A nine-year-old German Shepherd dies due to sepsis following a snake bite at Kirkintilloch. His devastated family has now issued a warning to other Scottish dog owners.
By Published on 12 Jun 2019
The dog was bitten last week, while out walking near the football pitch at Waterside village. The dog’s owner, Jim McKnight, reported that the dog died from sepsis following an adder bite. They assume the dog was bitten as it was being walked in a field. Unfortunately, the owners waited a couple of days before they got the dog to the vet’s surgery for treatment.
Local vets in Kirkintilloch report an increase in snake bites
A local dog walking business, McMutts, posted the news on social media, as a warning alert to other dog owners in the region. Adders are generally spotted in this region in the countryside, but not in the more urban locations around town. The Scottish SPCA have issued an alert to make dog walkers aware of the dangers, and to be vigilant at all times.
Dangerous adders can give an aggressive snake bite
Although it’s a protected species in the UK, the European Viper, (Vipera berus) or adder, is a truly venomous snake. Although not generally aggressive, if they are disturbed or trodden on, they can certainly give out a nasty bite as a form of defence. The majority of snake bites take place between the months of April to July, when the adders are most active.
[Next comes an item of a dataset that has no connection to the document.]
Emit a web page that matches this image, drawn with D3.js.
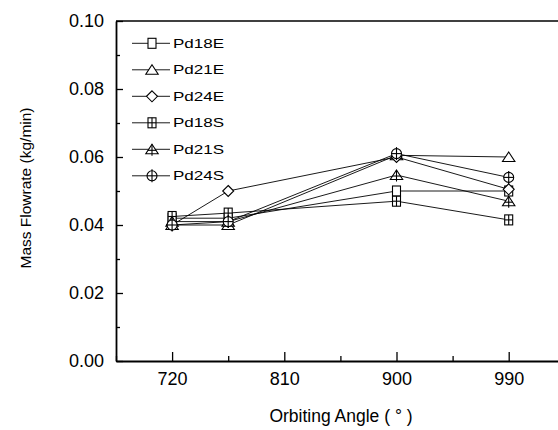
<!DOCTYPE html>
<html><head><meta charset="utf-8">
<script src="https://cdn.jsdelivr.net/npm/d3@7"></script>
<style>
html,body{margin:0;padding:0;background:#fff;}
svg{display:block;font-family:"Liberation Sans",Arial,Helvetica,sans-serif;}
</style></head>
<body>
<svg id="c" width="558" height="430"></svg>
<script>
// ---- data ----
const angles = [720, 765, 900, 990];
const seriesNames = ["Pd18E", "Pd21E", "Pd24E", "Pd18S", "Pd21S", "Pd24S"];
const pd18E = [0.042, 0.042, 0.050, 0.050];
const pd21E = [0.040, 0.040, 0.0605, 0.060];
const pd24E = [0.040, 0.050, 0.060, 0.0505];
const pd18S = [0.0425, 0.0435, 0.047, 0.0415];
const pd21S = [0.041, 0.041, 0.0547, 0.047];
const pd24S = [0.040, 0.041, 0.061, 0.054];
const seriesValues = [pd18E, pd21E, pd24E, pd18S, pd21S, pd24S];
const markerTypes = ["square", "triangle", "diamond", "squareCross", "triangleCross", "circleCross"];
const xTicks = [720, 810, 900, 990];
const xMinor = [675, 765, 855, 945, 1035];
const yTicks = [0.00, 0.02, 0.04, 0.06, 0.08, 0.10];
const yMinor = [0.01, 0.03, 0.05, 0.07, 0.09];

const svg = d3.select("#c");
const x = d3.scaleLinear().domain([675, 1035]).range([116, 564.8]);
const y = d3.scaleLinear().domain([0, 0.10]).range([361, 21]);

// frame
svg.append("line").attr("x1", x(675)).attr("x2", x(1035)).attr("y1", y(0.1)).attr("y2", y(0.1))
  .attr("stroke", "#000").attr("stroke-width", 1.3);
svg.append("line").attr("x1", x(1035)).attr("x2", x(1035)).attr("y1", y(0.1)).attr("y2", y(0))
  .attr("stroke", "#000").attr("stroke-width", 1.3);

// axes
const yAx = svg.append("g").attr("transform", `translate(${x(675)},0)`)
  .call(d3.axisLeft(y).tickValues(yTicks).tickFormat(d3.format(".2f")).tickSize(-7).tickSizeOuter(0).tickPadding(12));
const yAxMin = svg.append("g").attr("transform", `translate(${x(675)},0)`)
  .call(d3.axisLeft(y).tickValues(yMinor).tickFormat("").tickSize(-4).tickSizeOuter(0));
const xAx = svg.append("g").attr("transform", `translate(0,${y(0)})`)
  .call(d3.axisBottom(x).tickValues(xTicks).tickFormat(d3.format("d")).tickSize(-9).tickSizeOuter(0).tickPadding(11));
const xAxMin = svg.append("g").attr("transform", `translate(0,${y(0)})`)
  .call(d3.axisBottom(x).tickValues(xMinor).tickFormat("").tickSize(-5).tickSizeOuter(0));
[yAx, yAxMin, xAx, xAxMin].forEach(g => {
  g.selectAll("path.domain").attr("stroke", "#000").attr("stroke-width", 1.8);
  g.selectAll(".tick line").attr("stroke", "#000").attr("stroke-width", 1.3);
  g.selectAll("text").attr("fill", "#000").attr("font-size", 18).attr("font-family", "Liberation Sans, Arial, sans-serif");
});
yAxMin.select("path.domain").remove();
xAxMin.select("path.domain").remove();

// axis titles
svg.append("text").attr("transform", "translate(31,188) rotate(-90)")
  .attr("text-anchor", "middle").attr("font-size", 15.5).attr("fill", "#000")
  .text("Mass Flowrate (kg/min)");
svg.append("text").attr("x", 341).attr("y", 422)
  .attr("text-anchor", "middle").attr("font-size", 17.5).attr("fill", "#000")
  .text("Orbiting Angle ( ° )");

// marker drawing
function drawMarker(g, type) {
  const st = s => s.attr("fill", "#fff").attr("stroke", "#000").attr("stroke-width", 1.1);
  const ln = (x1, y1, x2, y2) => g.append("line").attr("x1", x1).attr("y1", y1).attr("x2", x2).attr("y2", y2)
    .attr("stroke", "#000").attr("stroke-width", 1.1);
  if (type === "square" || type === "squareCross") {
    st(g.append("rect").attr("x", -4).attr("y", -5).attr("width", 8).attr("height", 10));
    if (type === "squareCross") { ln(0, -5, 0, 5); ln(-4, 0, 4, 0); }
  } else if (type === "triangle" || type === "triangleCross") {
    st(g.append("path").attr("d", "M0,-5L6.2,4.5L-6.2,4.5Z"));
    if (type === "triangleCross") { ln(0, -5, 0, 6.5); ln(-4, 1, 4, 1); }
  } else if (type === "diamond") {
    st(g.append("path").attr("d", "M0,-5.5L5.5,0L0,5.5L-5.5,0Z"));
  } else if (type === "circleCross") {
    st(g.append("circle").attr("r", 5));
    ln(0, -6.5, 0, 6.5); ln(-5, 0, 5, 0);
  }
}

// series
const line = d3.line().x(d => x(d[0])).y(d => y(d[1]));
seriesNames.forEach((name, i) => {
  const pts = angles.map((a, j) => [a, seriesValues[i][j]]);
  const g = svg.append("g").attr("class", "series");
  g.append("path").attr("d", line(pts)).attr("fill", "none").attr("stroke", "#000").attr("stroke-width", 0.9);
  pts.forEach(p => {
    const m = g.append("g").attr("transform", `translate(${x(p[0])},${y(p[1])})`);
    drawMarker(m, markerTypes[i]);
  });
});

// legend
const legY0 = 43.3, legDy = 26.5;
seriesNames.forEach((name, i) => {
  const ly = legY0 + i * legDy;
  const g = svg.append("g").attr("transform", `translate(0,${ly})`);
  g.append("line").attr("x1", 132).attr("x2", 170).attr("y1", 0).attr("y2", 0)
    .attr("stroke", "#000").attr("stroke-width", 0.9);
  const m = g.append("g").attr("transform", "translate(152,0)");
  drawMarker(m, markerTypes[i]);
  g.append("text").attr("transform", "translate(173,4.3) scale(1.42,1)")
    .attr("font-size", 12).attr("fill", "#000").text(name);
});
</script>
</body></html>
Important points to recognise:
No 1. Adders are most commonly found in long grass, rocky hillsides, and moorland locations
No 2. If your dog does suffer a snake bite, don’t panic. Keep him as calm as possible and seek veterinary help
No 3. After a snake bite, carry your dog if possible, to prevent the poison travelling further around his body
No 4. You may notice puncture wounds, bleeding, bruising, signs of pain and lameness
No 5. A large number of dogs will recover from a snake bite, with appropriate medical treatment.
Please be extra vigilant if walking your dog in any outdoors location, particularly around the Waterside area of Kirkintilloch.